When you think about a will, you likely imagine a fairly simple document that outlines the assets a deceased person had when they were alive and who those assets will go to upon their death. A more complicated approach is to create what's known as a testamentary trust will. This is a will that only creates a trust upon the death of the grantor or the individual whose will is being executed upon their passing.

If that sounds like something pretty complicated, then it might be a good idea to ask a will attorney for help. Let's take a look at the uses for this type of will and some of its implications.

Who Uses These Wills?

This approach is commonly used in cases where there are concerns about how money and assets might be handled. It's not unusual, for example, for this type of will to be used if an individual has dependent minor children. The trust can be set to last until certain conditions are met, such as the beneficiary hitting a certain age. It is possible to set up multiple trusts for multiple beneficiaries.

A slightly less common scenario is when uncertain financial outcomes are left hanging before someone dies. For example, someone involved in a catastrophic auto accident might set up a testamentary trust will because there's a pending injury settlement. Creating a trust ensures that the settlement will go directly into the trust and be managed. Expected life insurance settlements are another reason to consider this type of trust. 

Some people consider this kind of will because they want maximum control of assets while they're still alive.
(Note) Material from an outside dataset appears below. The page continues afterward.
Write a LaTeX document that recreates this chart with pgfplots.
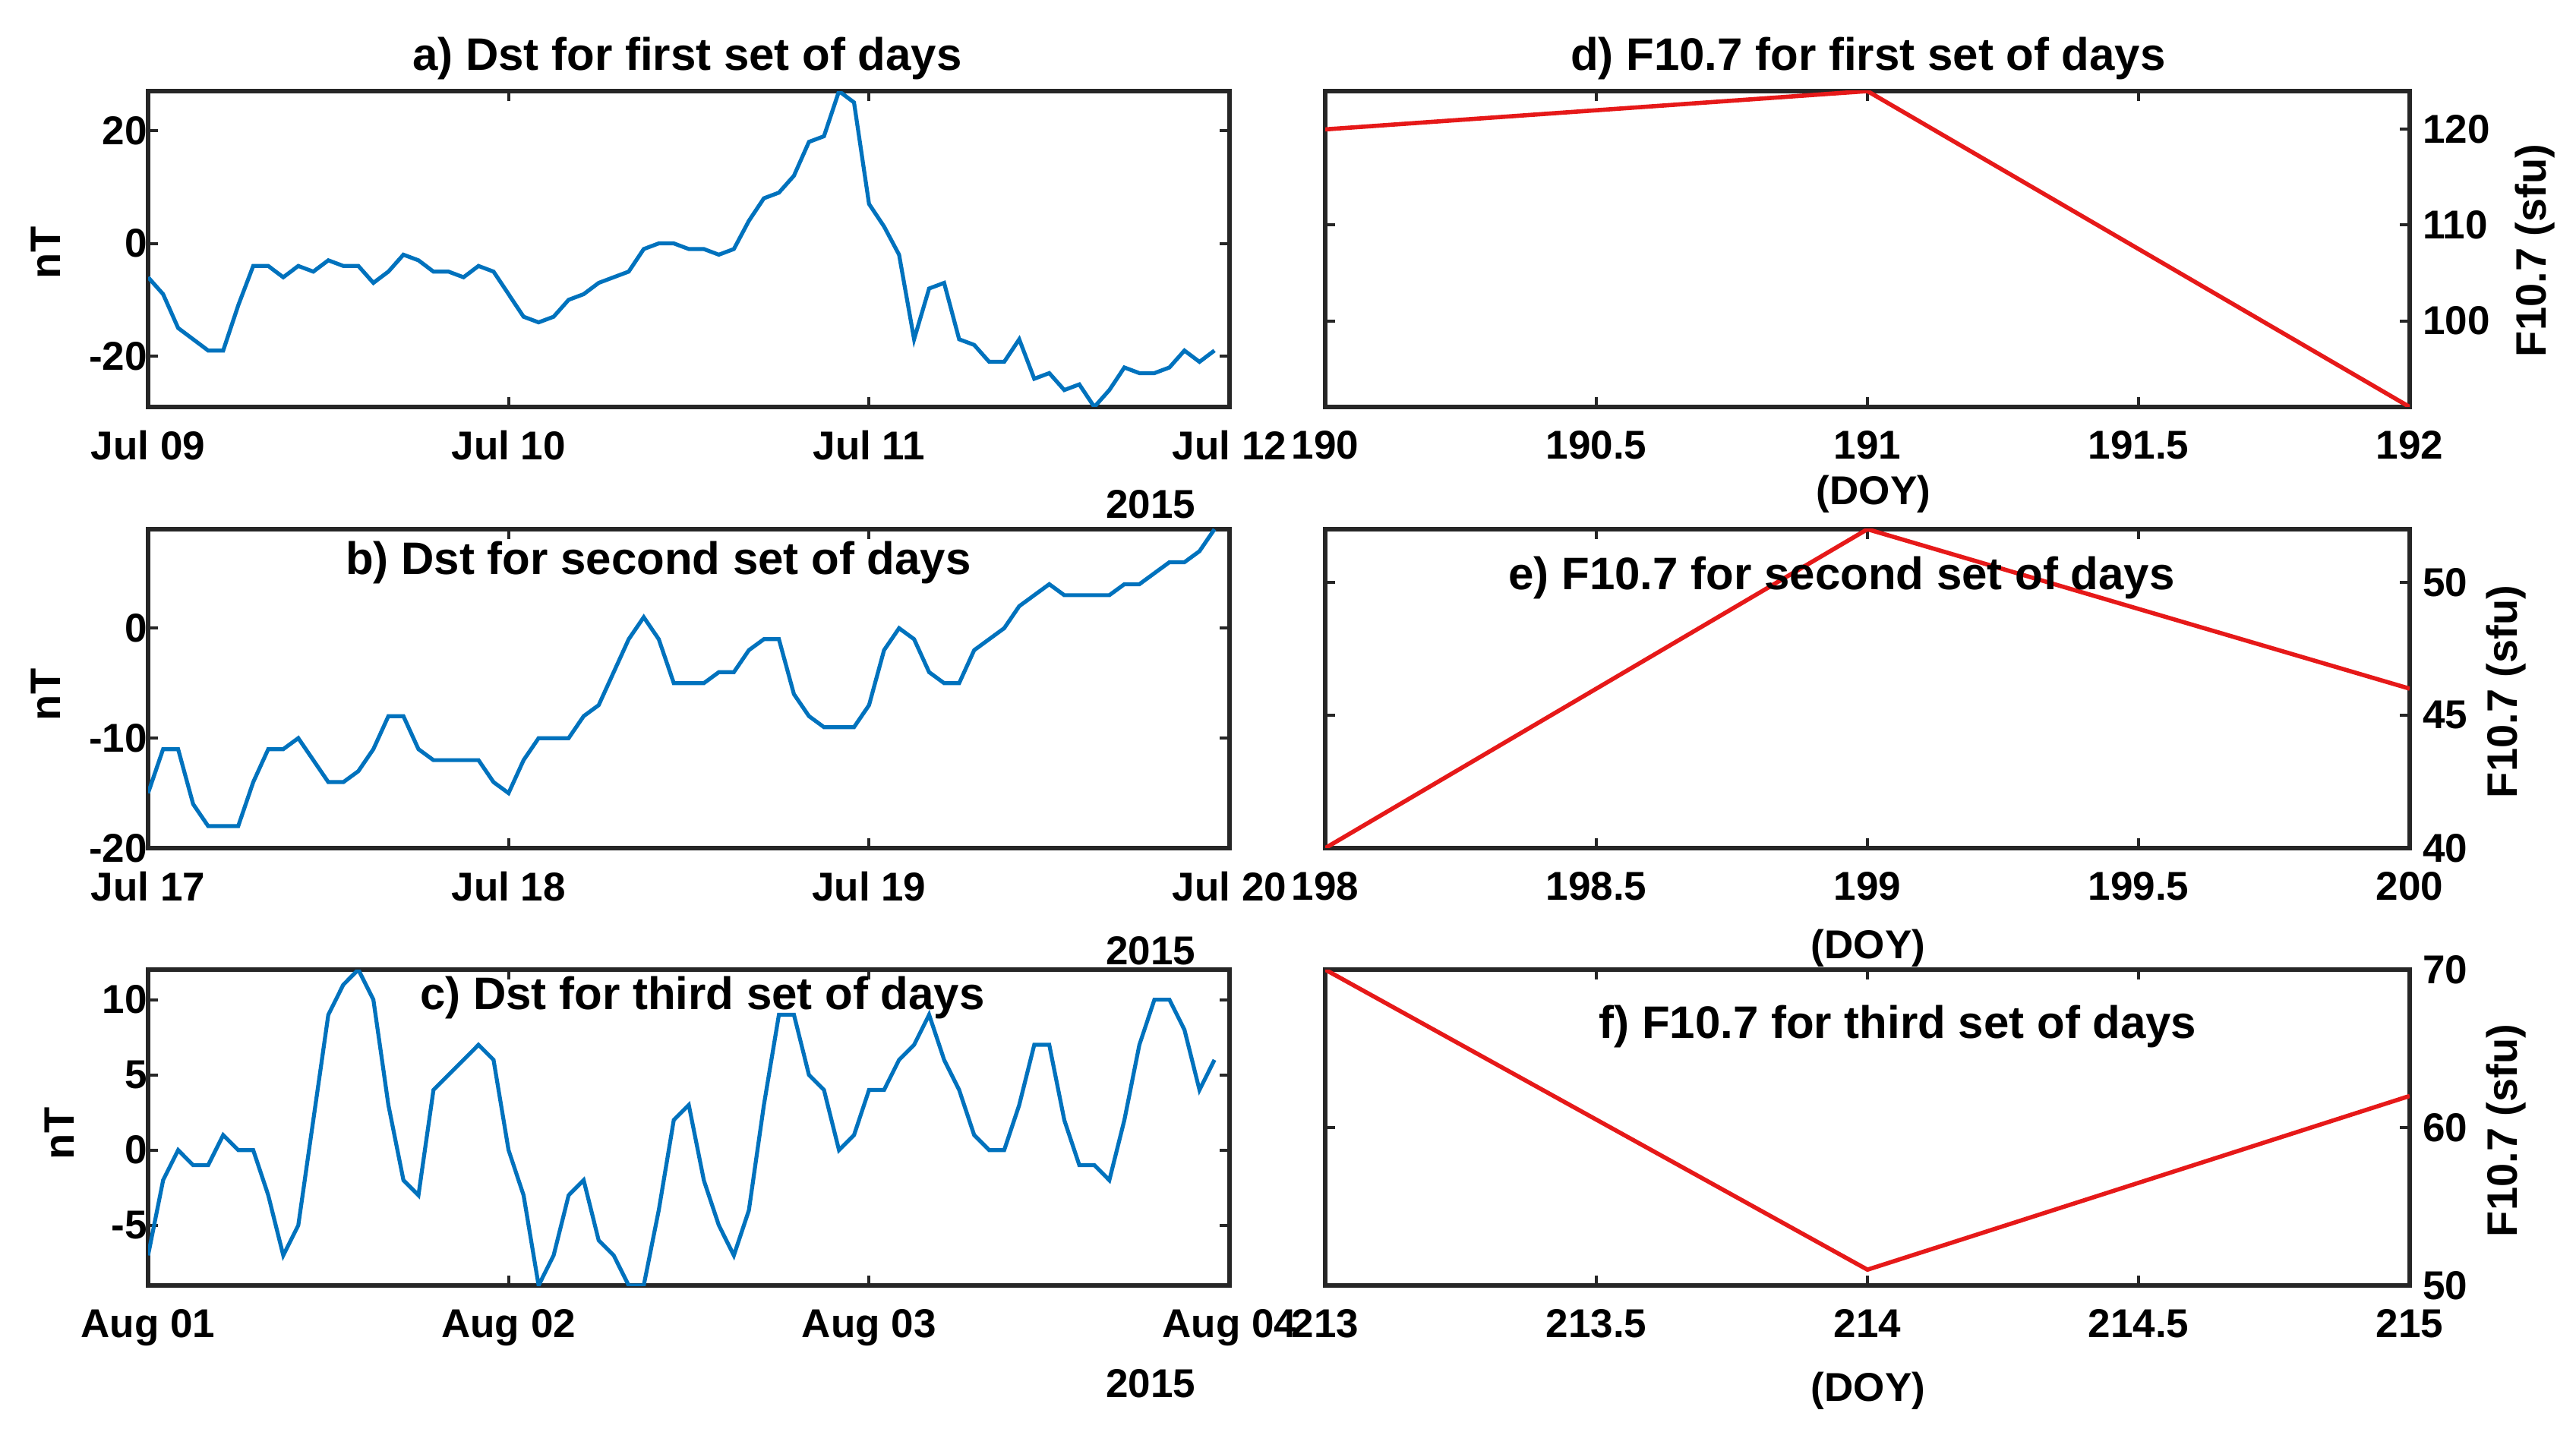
\documentclass[border=0pt]{standalone}
\usepackage{fontspec}
\setmainfont{Liberation Sans}
\usepackage{pgfplots}
\pgfplotsset{compat=1.18}

\definecolor{dstblue}{RGB}{0,114,189}
\definecolor{fred}{RGB}{230,25,25}
\definecolor{axgray}{gray}{0.15}

\newcommand{\tickfont}{\fontsize{13.25}{15}\selectfont\bfseries}
\newcommand{\titlefont}{\fontsize{15}{17}\selectfont\bfseries}
\newcommand{\labfont}{\fontsize{14}{16}\selectfont\bfseries}

\pgfplotsset{
  panel/.style={
    scale only axis, anchor=south west,
    axis line style={axgray, line width=1.4pt},
    tick align=inside, major tick length=3.25pt,
    every tick/.style={axgray, line width=1pt},
    tick label style={font=\tickfont, text=black},
    xtick pos=both, xticklabel pos=left, ytick pos=both,
    xticklabel style={yshift=-4.3pt},
    clip=true,
  },
  dst/.style={panel, width=356pt, xmin=0, xmax=72, xtick={0,24,48,72},
    yticklabel pos=left, yticklabel style={xshift=3.2pt}},
  flux/.style={panel, width=357pt, yticklabel pos=right,
    yticklabel style={xshift=0.8pt}},
  dstline/.style={dstblue, line width=1.3pt},
  fluxline/.style={fred, line width=1.4pt},
}

\begin{document}
\begin{tikzpicture}
\path[use as bounding box] (0,0) rectangle (848pt,471.25pt);

% ---- a) Dst, Jul 09-12 ----
\begin{axis}[dst, at={(48.75pt,337.25pt)}, height=104pt,
  ymin=-29, ymax=27, ytick={-20,0,20}, yticklabels={-20,0,20},
  xticklabels={Jul 09,Jul 10,Jul 11,Jul 12}]
\addplot[dstline] table[row sep=\\] {h v\\
0 -6\\ 1 -9\\ 2 -15\\ 3 -17\\ 4 -19\\ 5 -19\\ 6 -11\\ 7 -4\\ 8 -4\\ 9 -6\\
10 -4\\ 11 -5\\ 12 -3\\ 13 -4\\ 14 -4\\ 15 -7\\ 16 -5\\ 17 -2\\ 18 -3\\ 19 -5\\
20 -5\\ 21 -6\\ 22 -4\\ 23 -5\\ 24 -9\\ 25 -13\\ 26 -14\\ 27 -13\\ 28 -10\\ 29 -9\\
30 -7\\ 31 -6\\ 32 -5\\ 33 -1\\ 34 0\\ 35 0\\ 36 -1\\ 37 -1\\ 38 -2\\ 39 -1\\
40 4\\ 41 8\\ 42 9\\ 43 12\\ 44 18\\ 45 19\\ 46 27\\ 47 25\\ 48 7\\ 49 3\\
50 -2\\ 51 -17\\ 52 -8\\ 53 -7\\ 54 -17\\ 55 -18\\ 56 -21\\ 57 -21\\ 58 -17\\ 59 -24\\
60 -23\\ 61 -26\\ 62 -25\\ 63 -29\\ 64 -26\\ 65 -22\\ 66 -23\\ 67 -23\\ 68 -22\\ 69 -19\\
70 -21\\ 71 -19\\
};
\end{axis}

% ---- b) Dst, Jul 17-20 ----
\begin{axis}[dst, at={(48.75pt,192pt)}, height=105pt,
  ymin=-20, ymax=9, ytick={-20,-10,0}, yticklabels={-20,-10,0},
  xticklabels={Jul 17,Jul 18,Jul 19,Jul 20}]
\addplot[dstline] table[row sep=\\] {h v\\
0 -15\\ 1 -11\\ 2 -11\\ 3 -16\\ 4 -18\\ 5 -18\\ 6 -18\\ 7 -14\\ 8 -11\\ 9 -11\\
10 -10\\ 11 -12\\ 12 -14\\ 13 -14\\ 14 -13\\ 15 -11\\ 16 -8\\ 17 -8\\ 18 -11\\ 19 -12\\
20 -12\\ 21 -12\\ 22 -12\\ 23 -14\\ 24 -15\\ 25 -12\\ 26 -10\\ 27 -10\\ 28 -10\\ 29 -8\\
30 -7\\ 31 -4\\ 32 -1\\ 33 1\\ 34 -1\\ 35 -5\\ 36 -5\\ 37 -5\\ 38 -4\\ 39 -4\\
40 -2\\ 41 -1\\ 42 -1\\ 43 -6\\ 44 -8\\ 45 -9\\ 46 -9\\ 47 -9\\ 48 -7\\ 49 -2\\
50 0\\ 51 -1\\ 52 -4\\ 53 -5\\ 54 -5\\ 55 -2\\ 56 -1\\ 57 0\\ 58 2\\ 59 3\\
60 4\\ 61 3\\ 62 3\\ 63 3\\ 64 3\\ 65 4\\ 66 4\\ 67 5\\ 68 6\\ 69 6\\
70 7\\ 71 9\\
};
\end{axis}

% ---- c) Dst, Aug 01-04 ----
\begin{axis}[dst, at={(48.75pt,48pt)}, height=104pt,
  ymin=-9, ymax=12, ytick={-5,0,5,10}, yticklabels={-5,0,5,10},
  xticklabels={Aug 01,Aug 02,Aug 03,Aug 04}]
\addplot[dstline] table[row sep=\\] {h v\\
0 -7\\ 1 -2\\ 2 0\\ 3 -1\\ 4 -1\\ 5 1\\ 6 0\\ 7 0\\ 8 -3\\ 9 -7\\
10 -5\\ 11 2\\ 12 9\\ 13 11\\ 14 12\\ 15 10\\ 16 3\\ 17 -2\\ 18 -3\\ 19 4\\
20 5\\ 21 6\\ 22 7\\ 23 6\\ 24 0\\ 25 -3\\ 26 -9\\ 27 -7\\ 28 -3\\ 29 -2\\
30 -6\\ 31 -7\\ 32 -9\\ 33 -9\\ 34 -4\\ 35 2\\ 36 3\\ 37 -2\\ 38 -5\\ 39 -7\\
40 -4\\ 41 3\\ 42 9\\ 43 9\\ 44 5\\ 45 4\\ 46 0\\ 47 1\\ 48 4\\ 49 4\\
50 6\\ 51 7\\ 52 9\\ 53 6\\ 54 4\\ 55 1\\ 56 0\\ 57 0\\ 58 3\\ 59 7\\
60 7\\ 61 2\\ 62 -1\\ 63 -1\\ 64 -2\\ 65 2\\ 66 7\\ 67 10\\ 68 10\\ 69 8\\
70 4\\ 71 6\\
};
\end{axis}

% ---- d) F10.7, DOY 190-192 ----
\begin{axis}[flux, at={(436.25pt,337.25pt)}, height=104pt,
  xmin=190, xmax=192, xtick={190,190.5,191,191.5,192},
  xticklabels={190,190.5,191,191.5,192},
  ymin=91, ymax=124, ytick={100,110,120}, yticklabels={100,110,120}]
\addplot[fluxline] coordinates {(190,120) (191,124) (192,91)};
\end{axis}

% ---- e) F10.7, DOY 198-200 ----
\begin{axis}[flux, at={(436.25pt,192pt)}, height=105pt,
  xmin=198, xmax=200, xtick={198,198.5,199,199.5,200},
  xticklabels={198,198.5,199,199.5,200},
  ymin=40, ymax=52, ytick={40,45,50}, yticklabels={40,45,50}]
\addplot[fluxline] coordinates {(198,40) (199,52) (200,46)};
\end{axis}

% ---- f) F10.7, DOY 213-215 ----
\begin{axis}[flux, at={(436.25pt,48pt)}, height=104pt,
  xmin=213, xmax=215, xtick={213,213.5,214,214.5,215},
  xticklabels={213,213.5,214,214.5,215},
  ymin=50, ymax=70, ytick={50,60,70}, yticklabels={50,60,70}]
\addplot[fluxline] coordinates {(213,70) (214,51) (215,62)};
\end{axis}

% ---- titles and labels (positions in image pixels) ----
\begin{scope}[x=0.25pt, y=0.25pt]
\begin{scope}[every node/.style={font=\titlefont, anchor=base, inner sep=0pt}]
\node at (905,{1885-93}) {a) Dst for first set of days};
\node at (2460,{1885-93}) {d) F10.7 for first set of days};
\node at (867,{1885-757}) {b) Dst for second set of days};
\node at (2425,{1885-777}) {e) F10.7 for second set of days};
\node at (925,{1885-1330}) {c) Dst for third set of days};
\node at (2499,{1885-1368}) {f) F10.7 for third set of days};
\end{scope}
\begin{scope}[every node/.style={font=\tickfont, anchor=base, inner sep=0pt}]
\node at (1515,{1885-683}) {2015};
\node at (1515,{1885-1271}) {2015};
\node at (1515,{1885-1840}) {2015};
\node at (2467,{1885-665}) {(DOY)};
\node at (2460,{1885-1263}) {(DOY)};
\node at (2460,{1885-1845}) {(DOY)};
\end{scope}
\begin{scope}[every node/.style={font=\labfont, rotate=90, anchor=center, inner sep=0pt}]
\node at (60,{1885-333}) {nT};
\node at (60,{1885-915}) {nT};
\node at (78,{1885-1493}) {nT};
\node at (3338,{1885-330}) {F10.7 (sfu)};
\node at (3300,{1885-911}) {F10.7 (sfu)};
\node at (3300,{1885-1489}) {F10.7 (sfu)};
\end{scope}
\end{scope}
\end{tikzpicture}
\end{document}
It's unwise to use this approach without also having a will in place to address questions about possible incapacitation scenarios. 


One of the main implications of using a testamentary trust will is that a trustee will be in control of the money. A trustee doesn't have to be named, but that means a probate court will appoint one. Cost-wise, having a trustee will likely take more value out of an estate through fees and administrative costs. A will attorney isn't going to encourage you to set up this sort of trust unless there are specific and highly compelling reasons for going to the bother, though. It is possible to use a mixed solution, disposing of some assets through a simple will and setting up a testamentary trust to deal with others.